They went to a railroad station she did not know. At first sight it seemed unfamiliar, and she gazed around at the row of ticket windows and the arrangement of benches in the waiting room to make sure. Immediately she was seized with panic; she stopped dead and refused to move a step. Her father yelled to the porter, who halted to wait for them, and then turned to her and explained. This train did not go home, but was on another line which stopped at Overton. At Overton they would hire a car to drive them home, forty miles over a state road. Did Lora want to arrive at their home station and descend from the train with everyone there from taxi drivers to the ticket agent recognizing her and looking at her? He explained this patiently, and she was touched by the evidence of his thoughtfulness and ingenuity. It seemed a bit over-subtle even for him, but of course he was right; she would have hated that. She walked beside him down the long platform, and they had barely found their seats in the parlor car when the train jerked forward and rolled slowly out of the shed.
They got to Overton after midnight, an hour late on account of the snowstorm. But their real tussle with the storm then began, during the forty-mile drive northwest, directly in the teeth of the blizzard. They had difficulty finding anyone who would undertake it, and finally persuaded a man who owned a little garage on the edge of town and whose only available vehicle was an open touring-car. He put up curtains, but the wind tore them open before they had gone a mile; and a few miles further on they got stuck in a drift. That was what he had put in the shovels for. Ten minutes’ furious work by the two men, while Lora sat huddled in robes and blankets on the rear seat, got them underway again. Four times more the performance was repeated before they got through, and in between these episodes they shoved the wheels stubbornly forward in low or second gear, with a wind of hurricane force, cruelly cold, blinding and stinging them with the icy particles of sleet and snow it drove before it. Once the driver had to fight his way through the drifts to a farmhouse and bring the farmer with a team of horses to pull them back on the road, or at least where the road was supposed to be. This was mad, Lora thought. Plain crazy. They should have stayed at a hotel in Overton. But the driver, a wiry little man with a strong foreign accent and bushy eyebrows which now were shelves of frozen snow, evidently didn’t mind it at all; he would laugh in gay excitement and shout encouragements to the car as it plunged and struggled forward. Lora was certain her feet were frozen.

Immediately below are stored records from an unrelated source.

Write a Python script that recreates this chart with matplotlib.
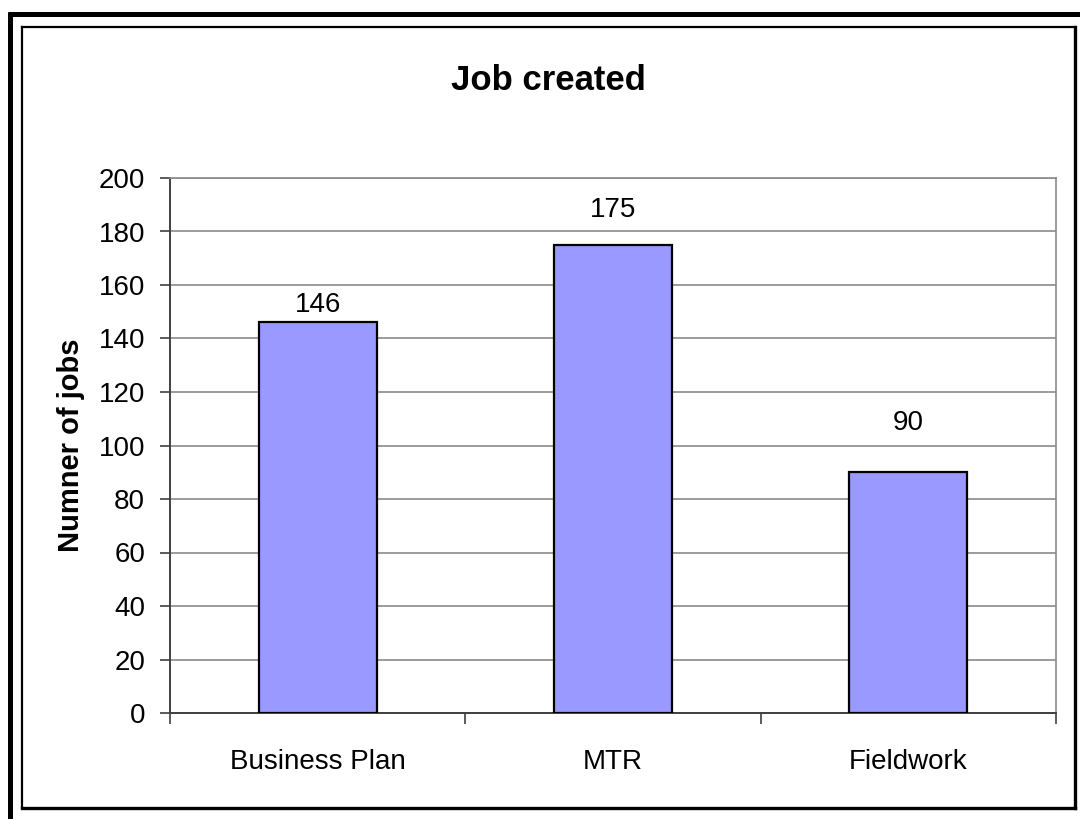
import matplotlib
matplotlib.use("Agg")
import matplotlib.pyplot as plt
from matplotlib.lines import Line2D
import numpy as np

plt.rcParams['font.family'] = ['Liberation Sans', 'DejaVu Sans']

categories = ['Business Plan', 'MTR', 'Fieldwork']
jobs = [146, 175, 90]
label_pad = [3.5, 16, 26]  # points above each bar

W, H = 1080, 819
fig = plt.figure(figsize=(W / 100, H / 100), dpi=100)


def px(x, y):
    return x / W, 1 - y / H


# frame around the chart: heavy outer edge on left/top, inner box with shadowed right/bottom
fig.add_artist(Line2D([10 / W, 10 / W], [0, 1 - 12 / H], color='black', lw=3.6,
                      solid_capstyle='butt', transform=fig.transFigure))
fig.add_artist(Line2D([8 / W, 1], [1 - 14 / H, 1 - 14 / H], color='black', lw=3.6,
                      solid_capstyle='butt', transform=fig.transFigure))
x0, y0 = px(22, 27)
x1, y1 = px(1075, 808)
fig.add_artist(Line2D([x0, x0], [y0, y1], color='black', lw=1.6, transform=fig.transFigure))
fig.add_artist(Line2D([x0, x1], [y0, y0], color='black', lw=1.6, transform=fig.transFigure))
fig.add_artist(Line2D([x1, x1], [y0, y1], color='black', lw=2.4, transform=fig.transFigure))
fig.add_artist(Line2D([x0, x1], [y1, y1], color='black', lw=2.4, transform=fig.transFigure))

ax = fig.add_axes([170 / W, 1 - 713 / H, (1056 - 170) / W, (713 - 178) / H])

x = np.arange(len(categories))
bars = ax.bar(x, jobs, width=0.4, color='#9999ff', edgecolor='black', linewidth=1.6, zorder=3)
for b, v, p in zip(bars, jobs, label_pad):
    ax.annotate(str(v), (b.get_x() + b.get_width() / 2, v), xytext=(0, p),
                textcoords='offset points', ha='center', va='bottom', fontsize=20)

ax.set_xlim(-0.5, 2.5)
ax.set_ylim(0, 200)
ax.set_yticks(np.arange(0, 201, 20))
ax.yaxis.grid(True, color='#8a8a8a', lw=1.2, zorder=0)
ax.tick_params(axis='y', labelsize=20, length=7, width=1.2, color='#404040', pad=11)

# ticks between categories, labels at the centres
ax.set_xticks([-0.5, 0.5, 1.5, 2.5])
ax.set_xticklabels([])
ax.set_xticks(x, minor=True)
ax.set_xticklabels(categories, minor=True)
ax.tick_params(axis='x', which='major', length=8, width=1.2, color='#404040')
ax.tick_params(axis='x', which='minor', length=0, labelsize=20, pad=26)

for s in ['top', 'right']:
    ax.spines[s].set_color('#8a8a8a')
    ax.spines[s].set_linewidth(1.2)
for s in ['left', 'bottom']:
    ax.spines[s].set_color('#404040')
    ax.spines[s].set_linewidth(1.4)

ax.set_ylabel('Numner of jobs', fontsize=21, fontweight='bold', labelpad=10)
fig.text(548 / W, 1 - 80 / H, 'Job created', ha='center', va='center',
         fontsize=25, fontweight='bold')

fig.savefig('out.png', dpi=100)
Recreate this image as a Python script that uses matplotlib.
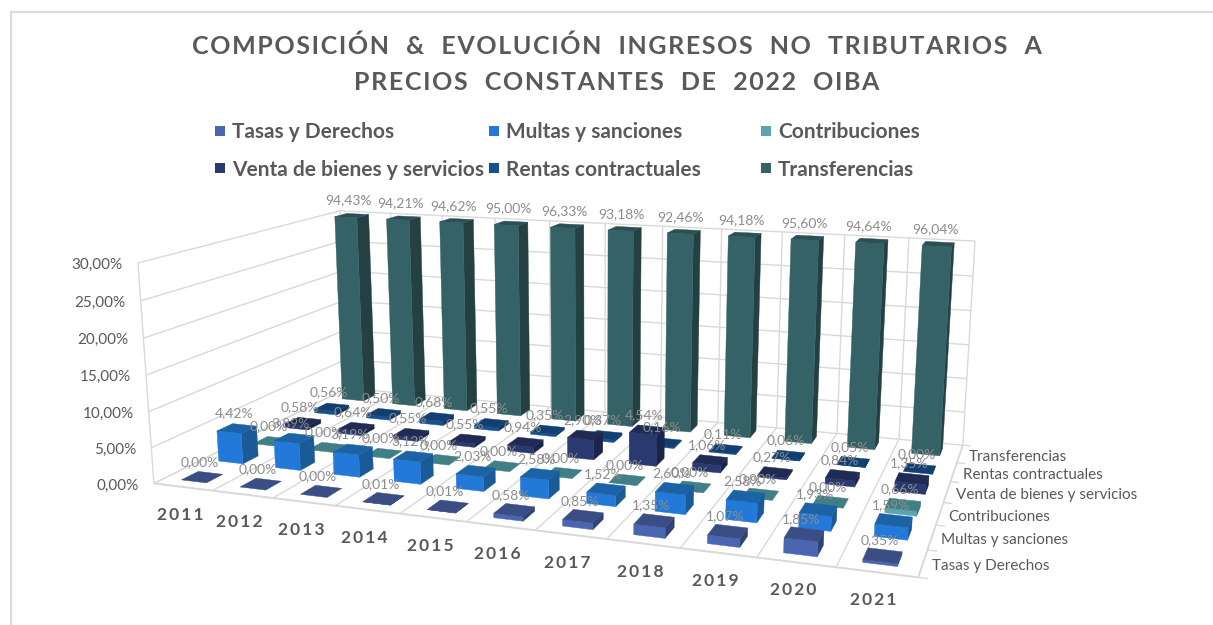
import numpy as np
import matplotlib
matplotlib.use('Agg')
import matplotlib.pyplot as plt

plt.rcParams['font.family'] = ['Lato', 'DejaVu Sans']

years = ['2011', '2012', '2013', '2014', '2015', '2016', '2017', '2018', '2019', '2020', '2021']
series = ['Tasas y Derechos', 'Multas y sanciones', 'Contribuciones',
          'Venta de bienes y servicios', 'Rentas contractuales', 'Transferencias']

tasas = [0.00, 0.00, 0.00, 0.01, 0.01, 0.58, 0.85, 1.35, 1.07, 1.85, 0.35]
multas = [4.42, 3.89, 3.19, 3.12, 2.03, 2.58, 1.52, 2.60, 2.58, 1.93, 1.59]
contrib = [0.00, 0.00, 0.00, 0.00, 0.00, 0.00, 0.00, 0.00, 0.00, 0.00, 0.66]
venta = [0.58, 0.64, 0.55, 0.55, 0.94, 2.90, 4.54, 1.06, 0.27, 0.84, 1.35]
rentas = [0.56, 0.50, 0.68, 0.55, 0.35, 0.37, 0.16, 0.11, 0.06, 0.05, 0.00]
transf = [94.43, 94.21, 94.62, 95.00, 96.33, 93.18, 92.46, 94.18, 95.60, 94.64, 96.04]
values = [tasas, multas, contrib, venta, rentas, transf]
zticks = [0, 5, 10, 15, 20, 25, 30]

# front, top, side
colors = [('#4a66b2', '#3a4d85', '#2f4175'),
          ('#2279d8', '#1c62a6', '#1a5a96'),
          ('#5aa5af', '#3f7f85', '#356c72'),
          ('#2a3a70', '#1f2b55', '#1a2549'),
          ('#17508f', '#123f72', '#0f3560'),
          ('#356266', '#2a5053', '#234043')]
grey = '#d9d9d9'
txt = '#595959'
lbl = '#8c8c8c'

nx, ny = len(years), len(series)
zmax = zticks[-1]

# corners of the 3d box in the picture -> camera matrix
world = [(0, 0, 0), (nx, 0, 0), (0, ny, 0), (nx, ny, 0), (0, 0, zmax), (0, ny, zmax), (nx, ny, zmax)]
image = [(154, 482), (918, 579), (347, 390), (963, 443), (138, 263), (340, 210), (975, 242)]
A, b = [], []
for (X, Y, Z), (u, v) in zip(world, image):
    A.append([X, Y, Z, 1, 0, 0, 0, 0, -u*X, -u*Y, -u*Z])
    A.append([0, 0, 0, 0, X, Y, Z, 1, -v*X, -v*Y, -v*Z])
    b += [u, v]
cam = np.append(np.linalg.lstsq(np.array(A, float), np.array(b, float), rcond=None)[0], 1).reshape(3, 4)


def pr(x, y, z):
    p = cam @ np.array([x, y, z, 1.0])
    return p[0]/p[2], p[1]/p[2]


def line3(a, b, lw=1.0, c=grey):
    pa, pb = pr(*a), pr(*b)
    ax.plot([pa[0], pb[0]], [pa[1], pb[1]], color=c, lw=lw, solid_capstyle='butt', zorder=1)


def face(pts, c):
    xy = np.array([pr(*p) for p in pts])
    ax.fill(xy[:, 0], xy[:, 1], color=c, lw=0.3, zorder=3)


def spaced(s, gap='\u200a'):
    return gap.join(s)


def pct(v):
    return ('%.2f%%' % v).replace('.', ',')


fig = plt.figure(figsize=(12.13, 6.25), dpi=100)
ax = fig.add_axes([0, 0, 1, 1])
ax.set_xlim(0, 1213)
ax.set_ylim(625, 0)
ax.axis('off')

# frame of the pasted chart
ax.plot([10.5, 10.5, 1213], [625, 12, 12], color='#dcdcdc', lw=1.6, zorder=1)

# walls and floor
for z in zticks:
    line3((0, 0, z), (0, ny, z))
    line3((0, ny, z), (nx, ny, z))
    x0, y0 = pr(0, 0, z)
    ax.text(x0-15, y0+2, pct(z), ha='right', va='center', fontsize=11, color=txt)
line3((0, 0, 0), (0, 0, zmax))
for i in range(nx+1):
    line3((i, 0, 0), (i, ny, 0))
    line3((i, ny, 0), (i, ny, zmax))
line3((0, 0, 0), (nx, 0, 0), lw=1.4)
line3((nx, 0, 0), (nx, ny, 0), lw=1.2)
for j in range(ny+1):
    line3((nx, j, 0), (nx+0.12, j, 0))

# axis labels
for i, y in enumerate(years):
    px, py = pr(i+0.5, 0, 0)
    ax.text(px-3, py+28, spaced(y, '\u2009'), ha='center', va='center', fontsize=12.5,
            fontweight='bold', color=txt)
for j, s in enumerate(series):
    px, py = pr(nx, j+0.5, 0)
    ax.text(px+9, py+3, s, ha='left', va='center', fontsize=11, color=txt)

# bars, back row first and left to right
wx, wy = 0.215, 0.22
for j in range(ny-1, -1, -1):
    for i in range(nx):
        h = min(values[j][i], zmax)
        cx, cy = i+0.5, j+0.5
        x0, x1, y0, y1 = cx-wx, cx+wx, cy-wy, cy+wy
        front, top, side = colors[j]
        if h > 0:
            face([(x1, y0, 0), (x1, y1, 0), (x1, y1, h), (x1, y0, h)], side)
            face([(x0, y0, 0), (x1, y0, 0), (x1, y0, h), (x0, y0, h)], front)
        face([(x0, y0, h), (x1, y0, h), (x1, y1, h), (x0, y1, h)], top)

# value labels go over everything
for j in range(ny):
    for i in range(nx):
        v = values[j][i]
        px, py = pr(i+0.5, j+0.5, min(v, zmax))
        ax.text(px-3, py-15, pct(v), ha='center', va='center',
                fontsize=10, color=lbl, zorder=5)

# title
ax.text(617, 46, spaced('COMPOSICIÓN  &  EVOLUCIÓN  INGRESOS  NO  TRIBUTARIOS  A'),
        ha='center', va='center', fontsize=18, fontweight='bold', color=txt)
ax.text(617, 82, spaced('PRECIOS  CONSTANTES  DE  2022  OIBA'),
        ha='center', va='center', fontsize=18, fontweight='bold', color=txt)

# legend
leg_x = [220, 494, 766]
leg_y = [131, 168]
for k, s in enumerate(series):
    lx, ly = leg_x[k % 3], leg_y[k//3]
    ax.fill([lx-5, lx+5, lx+5, lx-5], [ly-5, ly-5, ly+5, ly+5], color=colors[k][0], lw=0)
    ax.text(lx+12, ly+1.5, s, ha='left', va='center', fontsize=15, fontweight='bold', color=txt)

plt.savefig('out.png', dpi=100)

As they turned into the driveway of their home her father looked at his watch by the dashboard light and announced that it was four o’clock. He paid off the driver, repeating his advice against attempting a return trip until the day came. He wouldn’t, the driver said; he knew a place to go where he could get just what he needed, inside and out. Then Lora wriggled out of her nest of blankets and robes, and her father picked her up in his arms and carried her through the drifts that had piled up to the very door. As they went in a blast of wind and snow whirled in too. The living room was warm, all the lights were on, and logs were blazing in the fireplace; and Mrs. Winter was there, arising from a chair in front of the fire as they entered. More slight and fragile than ever, her eyes red with weeping, a brown shawl around her shoulders, she came a step or two toward them, then stood still, swaying a little it seemed with the dancing light of the fire behind her. Lora knew she had to put her arms around her and kiss her, and she didn’t want to. She was filled that instant with a deep and overwhelming regret that she had let herself be brought home. Home indeed. This her mother! This weak ineffectual ghost — when what she needed was strength against her own weakness. That man would destroy them both yet — her mother was gone already beyond all hope of salvage; and here was she herself back again, and though she was by no means beyond hope she felt herself quivering with a distrust and revulsion that went clear to the center of her bones. Drowsy with cold and exhaustion, the warmth of the room was arousing her blood, awakening her momentarily into a curious trance of excitement and terror; everything was unreal and threatening and dangerous. She should not have come, she should never have let him bring her here.
Her arms were around her mother’s shoulders when her father’s voice sounded, dry and hostile:
“I told you not to keep the lights on.”
This struck Lora as outrageously petty and unreasonable, and the remembered tone made her furious. She turned and flung at him:
“Oh, shut up. Just once shut up.”
In a vague gesture, presumably comforting, the palm of Mrs. Winter’s hand was rubbing up and down the sleeve of her daughter’s dress.
“I pulled the shades down tight,” she said.